The economic stakes of this transition are immense for companies that have already deployed thousands of sensors and access points. Groups like the “America Made 5G” coalition argue that changing these rules would jeopardize investments made by companies like John Deere and Dow Chemical, who rely on the low-power model for interference-free factory automation. With over 430,000 active base stations and 1,400 approved device types, the band is already a thriving success that advocates argue does not require a macro-cellular overhaul. Expanding the power limits would essentially force these existing users to compete with signals that are physically impossible to ignore, potentially rendering their current hardware obsolete.
Technical Realities and the Risk of Spectral Silence
Industry experts and spectrum engineers have raised alarms regarding the physics of high-power interference in a shared environment. Research from Valo Analytica suggests that if only 2% of current stations were converted to high-power units, the resulting noise would slow existing data speeds to a crawl for all other users. This throughput degradation occurs because the receivers in low-power devices cannot distinguish between a legitimate signal and the “background noise” created by a 15,000-watt tower miles away. Even the most advanced Spectrum Access System (SAS), which manages frequencies in real-time, cannot overcome the raw physical interference generated by such overwhelming signals.
Real-world case studies provide a sobering look at what a high-power model could mean for critical infrastructure. In the Miami metro area, a single high-power tower could potentially knock out one-third of Miami International Airport’s private network, impacting baggage handling, security sensors, and maintenance operations. Furthermore, rural providers in northern Ohio already face “spectral static” from high-power Canadian towers located 130 miles away across Lake Erie. These examples serve as a warning of how far-reaching the disruption of a high-power model can be, proving that once the “noise floor” is raised, the capacity for shared, localized communication is permanently diminished.
Strategies for Preserving the Shared Spectrum Ecosystem
As the FCC reviewed the recent Notice of Proposed Rulemaking, stakeholders emphasized frameworks to protect the existing “innovation band” architecture. Maintaining the 50-watt power ceiling was highlighted as an essential step for protecting the thousands of localized networks already in operation. Many experts suggested that the success of the band should be measured by the density and diversity of its users rather than the sheer geographical footprint of a few national carriers. This shift in perspective encouraged the regulatory body to look beyond traditional coverage metrics and consider the specific needs of industrial automation and rural broadband.
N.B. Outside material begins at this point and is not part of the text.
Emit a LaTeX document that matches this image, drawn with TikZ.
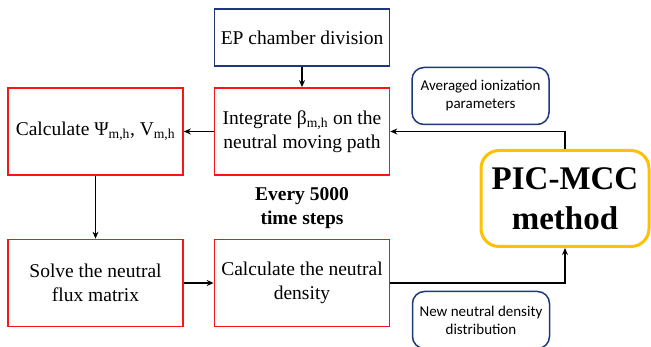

Industry leaders successfully pushed back against proposals to move CBRS to different frequencies, arguing that the 3.5 GHz home remained the only viable place for the shared-access experiment to continue. Providing regulatory certainty for manufacturers and rural WISPs was seen as vital for maintaining the U.S. lead in private 5G deployment. Ultimately, the commission considered a future where the preservation of the low-power ecosystem fostered a more competitive and innovative wireless landscape. These actions ensured that the spectral harmony of the CBRS band stayed intact, preventing a few high-power “megaphones” from silencing the diverse voices of the American digital economy.